### Exercise directions
Reproduce exactly the lines starting at the line that contains "Output the Python" and ending at the line that contains "plt.rcParams['font.family'] = ['Liberation". Omit pictures.

### Material supplied
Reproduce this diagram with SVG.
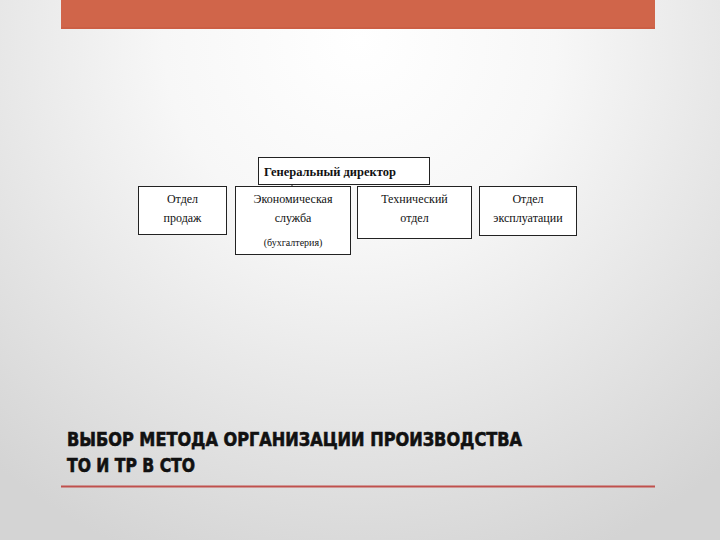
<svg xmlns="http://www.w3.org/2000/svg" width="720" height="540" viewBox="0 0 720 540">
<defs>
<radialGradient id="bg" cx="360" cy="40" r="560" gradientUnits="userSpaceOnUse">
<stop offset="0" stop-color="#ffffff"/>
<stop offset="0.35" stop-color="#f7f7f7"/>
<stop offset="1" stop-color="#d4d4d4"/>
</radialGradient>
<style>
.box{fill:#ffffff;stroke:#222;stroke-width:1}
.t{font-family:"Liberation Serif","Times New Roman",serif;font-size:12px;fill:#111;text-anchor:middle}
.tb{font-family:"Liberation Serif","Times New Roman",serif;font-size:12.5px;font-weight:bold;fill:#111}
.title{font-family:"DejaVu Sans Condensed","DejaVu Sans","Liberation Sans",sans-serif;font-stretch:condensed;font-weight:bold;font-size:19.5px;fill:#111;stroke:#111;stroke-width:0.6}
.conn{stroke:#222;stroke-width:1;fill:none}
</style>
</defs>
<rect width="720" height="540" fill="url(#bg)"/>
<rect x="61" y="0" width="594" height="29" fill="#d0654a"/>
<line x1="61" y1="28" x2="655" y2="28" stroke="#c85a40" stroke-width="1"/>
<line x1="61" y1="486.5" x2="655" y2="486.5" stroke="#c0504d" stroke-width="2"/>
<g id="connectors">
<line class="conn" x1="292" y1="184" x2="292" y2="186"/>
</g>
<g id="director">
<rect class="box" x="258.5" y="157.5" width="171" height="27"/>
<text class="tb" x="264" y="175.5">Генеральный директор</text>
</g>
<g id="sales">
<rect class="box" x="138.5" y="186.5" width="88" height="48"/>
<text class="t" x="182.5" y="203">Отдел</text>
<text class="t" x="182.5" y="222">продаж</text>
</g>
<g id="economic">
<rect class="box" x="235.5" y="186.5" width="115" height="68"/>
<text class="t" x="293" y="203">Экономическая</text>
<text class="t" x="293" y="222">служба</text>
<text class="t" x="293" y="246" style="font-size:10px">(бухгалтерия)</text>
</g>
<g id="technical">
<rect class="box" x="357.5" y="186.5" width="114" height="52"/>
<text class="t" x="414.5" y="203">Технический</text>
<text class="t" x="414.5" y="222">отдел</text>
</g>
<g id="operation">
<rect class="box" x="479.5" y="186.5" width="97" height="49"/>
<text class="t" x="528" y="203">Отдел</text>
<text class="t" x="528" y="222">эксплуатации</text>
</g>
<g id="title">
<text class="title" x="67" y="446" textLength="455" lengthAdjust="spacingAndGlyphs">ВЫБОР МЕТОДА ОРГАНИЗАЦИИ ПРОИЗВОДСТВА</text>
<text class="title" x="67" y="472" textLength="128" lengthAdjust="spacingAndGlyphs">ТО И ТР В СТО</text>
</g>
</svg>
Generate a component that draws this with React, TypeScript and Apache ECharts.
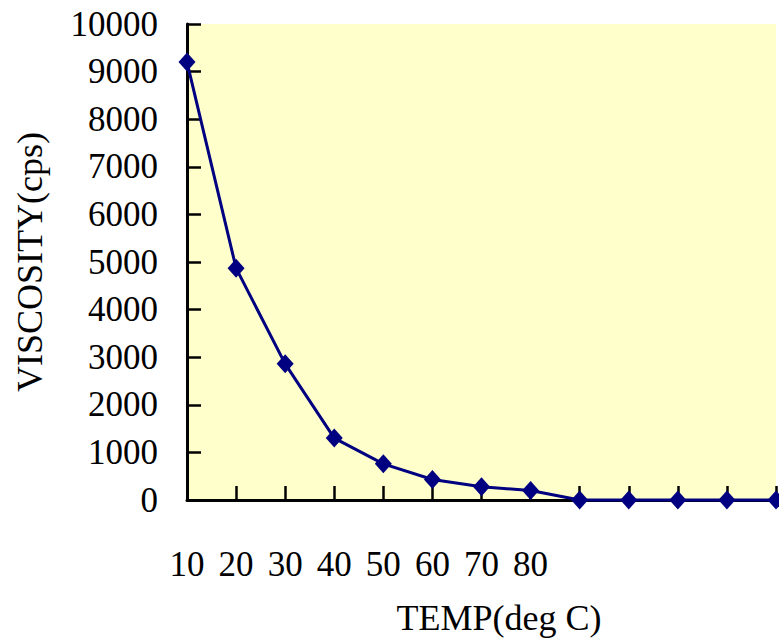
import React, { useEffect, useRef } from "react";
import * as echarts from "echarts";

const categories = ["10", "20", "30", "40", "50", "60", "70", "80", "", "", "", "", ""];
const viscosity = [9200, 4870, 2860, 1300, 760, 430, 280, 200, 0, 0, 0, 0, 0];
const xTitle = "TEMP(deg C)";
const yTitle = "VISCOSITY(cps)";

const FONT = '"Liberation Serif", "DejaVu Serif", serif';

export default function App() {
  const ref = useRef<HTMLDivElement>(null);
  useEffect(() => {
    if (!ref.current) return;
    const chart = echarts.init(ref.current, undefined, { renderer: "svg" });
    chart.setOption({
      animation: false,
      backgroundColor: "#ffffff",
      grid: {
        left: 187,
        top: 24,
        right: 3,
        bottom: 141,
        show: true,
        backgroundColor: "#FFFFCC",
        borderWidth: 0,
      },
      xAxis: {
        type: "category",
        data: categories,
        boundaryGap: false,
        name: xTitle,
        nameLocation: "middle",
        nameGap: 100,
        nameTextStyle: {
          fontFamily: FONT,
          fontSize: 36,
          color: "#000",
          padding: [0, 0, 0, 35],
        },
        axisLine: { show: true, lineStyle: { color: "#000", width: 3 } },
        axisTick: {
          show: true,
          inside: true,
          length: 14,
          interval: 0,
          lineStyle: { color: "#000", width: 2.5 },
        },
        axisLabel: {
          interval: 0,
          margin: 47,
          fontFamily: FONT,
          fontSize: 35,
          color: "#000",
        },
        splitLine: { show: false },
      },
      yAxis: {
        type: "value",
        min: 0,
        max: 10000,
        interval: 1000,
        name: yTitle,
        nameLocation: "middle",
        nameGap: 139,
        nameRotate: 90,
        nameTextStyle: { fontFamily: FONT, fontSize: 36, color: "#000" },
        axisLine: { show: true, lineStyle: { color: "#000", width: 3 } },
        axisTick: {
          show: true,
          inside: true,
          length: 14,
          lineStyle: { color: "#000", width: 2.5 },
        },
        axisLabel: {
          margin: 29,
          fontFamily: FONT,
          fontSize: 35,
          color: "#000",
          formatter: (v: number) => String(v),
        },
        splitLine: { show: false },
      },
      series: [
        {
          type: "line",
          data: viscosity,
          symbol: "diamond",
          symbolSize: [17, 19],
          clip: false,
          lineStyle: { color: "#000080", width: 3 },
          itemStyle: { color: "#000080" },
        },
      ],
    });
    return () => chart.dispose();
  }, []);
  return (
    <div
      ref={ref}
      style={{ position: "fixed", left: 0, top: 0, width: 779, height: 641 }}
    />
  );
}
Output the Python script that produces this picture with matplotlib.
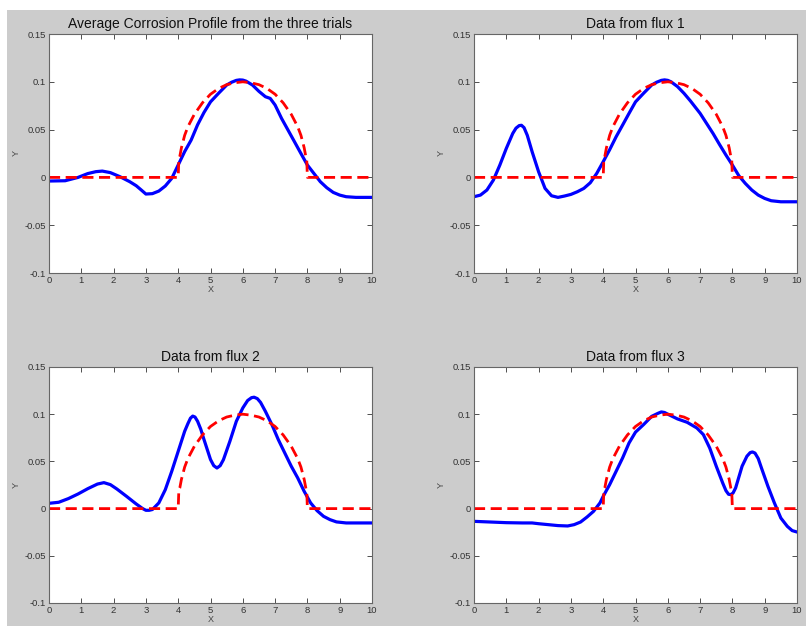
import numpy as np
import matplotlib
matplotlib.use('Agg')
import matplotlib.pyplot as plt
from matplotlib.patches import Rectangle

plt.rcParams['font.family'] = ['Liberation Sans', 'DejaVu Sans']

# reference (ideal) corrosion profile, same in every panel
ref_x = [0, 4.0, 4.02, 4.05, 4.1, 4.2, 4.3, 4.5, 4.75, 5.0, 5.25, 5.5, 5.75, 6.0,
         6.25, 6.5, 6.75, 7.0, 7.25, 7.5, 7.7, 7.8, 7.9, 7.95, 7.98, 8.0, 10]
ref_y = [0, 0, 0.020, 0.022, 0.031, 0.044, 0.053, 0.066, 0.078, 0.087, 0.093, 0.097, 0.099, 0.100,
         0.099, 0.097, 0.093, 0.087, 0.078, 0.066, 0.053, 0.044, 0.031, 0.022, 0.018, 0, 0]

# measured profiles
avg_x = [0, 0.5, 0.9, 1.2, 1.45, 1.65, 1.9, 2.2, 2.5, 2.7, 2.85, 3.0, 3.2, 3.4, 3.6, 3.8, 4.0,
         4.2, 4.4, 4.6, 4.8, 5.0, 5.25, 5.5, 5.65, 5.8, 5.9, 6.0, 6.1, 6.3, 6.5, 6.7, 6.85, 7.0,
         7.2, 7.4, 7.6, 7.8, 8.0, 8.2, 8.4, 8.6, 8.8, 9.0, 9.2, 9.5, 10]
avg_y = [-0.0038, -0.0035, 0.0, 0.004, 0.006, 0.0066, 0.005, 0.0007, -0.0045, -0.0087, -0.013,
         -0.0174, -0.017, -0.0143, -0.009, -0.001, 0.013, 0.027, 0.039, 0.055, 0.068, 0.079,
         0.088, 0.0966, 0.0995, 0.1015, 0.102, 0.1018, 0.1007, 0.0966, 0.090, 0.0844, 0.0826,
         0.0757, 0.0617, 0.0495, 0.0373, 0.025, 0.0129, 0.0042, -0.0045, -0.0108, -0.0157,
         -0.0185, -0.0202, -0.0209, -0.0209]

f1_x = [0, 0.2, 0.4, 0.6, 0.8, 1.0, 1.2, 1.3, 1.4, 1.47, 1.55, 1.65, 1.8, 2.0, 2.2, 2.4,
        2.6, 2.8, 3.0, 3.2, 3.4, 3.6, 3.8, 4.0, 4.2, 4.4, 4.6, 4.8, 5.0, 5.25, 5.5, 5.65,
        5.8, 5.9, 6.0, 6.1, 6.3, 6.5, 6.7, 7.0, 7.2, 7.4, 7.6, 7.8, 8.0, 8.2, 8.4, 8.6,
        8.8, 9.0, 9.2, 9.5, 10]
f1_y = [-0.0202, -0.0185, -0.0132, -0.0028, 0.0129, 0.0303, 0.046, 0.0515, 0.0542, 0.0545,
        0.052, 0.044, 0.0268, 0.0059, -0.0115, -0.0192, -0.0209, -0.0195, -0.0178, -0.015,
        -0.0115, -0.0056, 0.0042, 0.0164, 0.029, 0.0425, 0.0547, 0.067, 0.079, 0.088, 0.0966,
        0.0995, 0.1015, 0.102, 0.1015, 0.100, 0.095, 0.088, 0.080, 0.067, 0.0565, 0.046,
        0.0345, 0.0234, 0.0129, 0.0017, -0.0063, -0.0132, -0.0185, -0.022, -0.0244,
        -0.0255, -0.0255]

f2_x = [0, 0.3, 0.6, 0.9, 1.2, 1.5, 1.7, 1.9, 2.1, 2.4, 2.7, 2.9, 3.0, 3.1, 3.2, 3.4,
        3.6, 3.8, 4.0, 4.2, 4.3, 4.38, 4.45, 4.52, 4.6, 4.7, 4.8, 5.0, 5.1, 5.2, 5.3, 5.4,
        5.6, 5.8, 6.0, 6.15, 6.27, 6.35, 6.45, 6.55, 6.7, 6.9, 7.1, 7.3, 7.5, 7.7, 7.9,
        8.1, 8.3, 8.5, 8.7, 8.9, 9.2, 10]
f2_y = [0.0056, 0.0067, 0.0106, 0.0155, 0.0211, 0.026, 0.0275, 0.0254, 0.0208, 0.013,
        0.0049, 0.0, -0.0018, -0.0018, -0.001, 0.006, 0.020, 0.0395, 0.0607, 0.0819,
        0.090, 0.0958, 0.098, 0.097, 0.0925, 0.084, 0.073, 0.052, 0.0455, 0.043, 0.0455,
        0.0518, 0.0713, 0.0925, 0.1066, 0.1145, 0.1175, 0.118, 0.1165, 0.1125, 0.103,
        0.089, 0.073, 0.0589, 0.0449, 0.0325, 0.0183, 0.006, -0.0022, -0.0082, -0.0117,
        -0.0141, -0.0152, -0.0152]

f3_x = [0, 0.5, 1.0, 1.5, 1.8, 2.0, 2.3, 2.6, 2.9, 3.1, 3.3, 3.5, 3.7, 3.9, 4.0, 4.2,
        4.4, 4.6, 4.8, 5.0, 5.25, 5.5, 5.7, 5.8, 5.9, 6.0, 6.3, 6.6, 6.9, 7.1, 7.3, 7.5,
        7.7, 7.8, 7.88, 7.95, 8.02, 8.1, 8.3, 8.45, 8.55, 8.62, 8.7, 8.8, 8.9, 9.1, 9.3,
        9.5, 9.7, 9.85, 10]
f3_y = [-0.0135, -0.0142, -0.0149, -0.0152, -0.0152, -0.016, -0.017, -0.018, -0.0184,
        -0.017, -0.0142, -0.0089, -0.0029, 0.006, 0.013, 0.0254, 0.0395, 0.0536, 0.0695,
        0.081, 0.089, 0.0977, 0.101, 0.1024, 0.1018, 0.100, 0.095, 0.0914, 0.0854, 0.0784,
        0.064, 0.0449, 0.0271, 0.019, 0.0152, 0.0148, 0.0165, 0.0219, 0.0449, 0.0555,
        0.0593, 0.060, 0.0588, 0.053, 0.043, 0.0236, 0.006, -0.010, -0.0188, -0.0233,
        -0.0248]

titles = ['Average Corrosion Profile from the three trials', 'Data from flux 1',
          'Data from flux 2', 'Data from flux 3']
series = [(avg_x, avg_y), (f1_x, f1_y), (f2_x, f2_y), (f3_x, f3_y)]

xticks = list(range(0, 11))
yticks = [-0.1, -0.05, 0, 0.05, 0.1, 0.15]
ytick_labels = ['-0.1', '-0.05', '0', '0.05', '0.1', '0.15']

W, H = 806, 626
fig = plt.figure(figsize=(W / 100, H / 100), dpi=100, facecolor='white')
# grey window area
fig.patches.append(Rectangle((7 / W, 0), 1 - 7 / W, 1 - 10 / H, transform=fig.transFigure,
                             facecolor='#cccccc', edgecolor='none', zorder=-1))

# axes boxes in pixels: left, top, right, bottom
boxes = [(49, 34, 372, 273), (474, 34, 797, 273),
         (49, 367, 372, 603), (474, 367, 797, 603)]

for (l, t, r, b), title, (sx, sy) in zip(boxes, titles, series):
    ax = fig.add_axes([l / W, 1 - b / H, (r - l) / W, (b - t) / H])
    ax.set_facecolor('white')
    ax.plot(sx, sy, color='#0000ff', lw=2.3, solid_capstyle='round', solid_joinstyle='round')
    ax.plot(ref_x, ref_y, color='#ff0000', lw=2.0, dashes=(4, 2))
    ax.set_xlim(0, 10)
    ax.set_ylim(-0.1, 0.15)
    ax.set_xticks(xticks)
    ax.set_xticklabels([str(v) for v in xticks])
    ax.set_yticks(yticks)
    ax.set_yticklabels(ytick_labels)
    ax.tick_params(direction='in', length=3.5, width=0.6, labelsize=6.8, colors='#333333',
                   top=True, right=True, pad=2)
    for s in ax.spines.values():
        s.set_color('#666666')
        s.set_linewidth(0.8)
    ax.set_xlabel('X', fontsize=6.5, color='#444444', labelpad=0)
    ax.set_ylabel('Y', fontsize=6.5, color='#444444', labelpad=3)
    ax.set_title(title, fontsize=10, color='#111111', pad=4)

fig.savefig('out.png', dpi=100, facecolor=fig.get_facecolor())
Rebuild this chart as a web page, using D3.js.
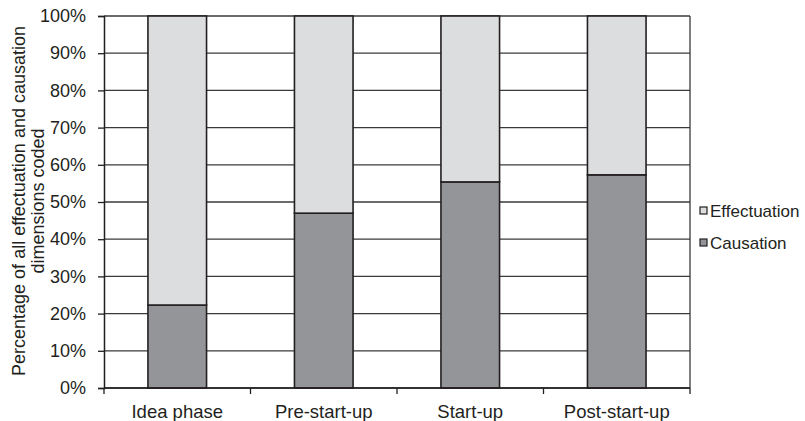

### Task output
Output the Python script that produces this picture with matplotlib.
import numpy as np
import matplotlib
matplotlib.use('Agg')
import matplotlib.pyplot as plt
from matplotlib.patches import Rectangle

plt.rcParams['font.family'] = ['Liberation Sans', 'DejaVu Sans']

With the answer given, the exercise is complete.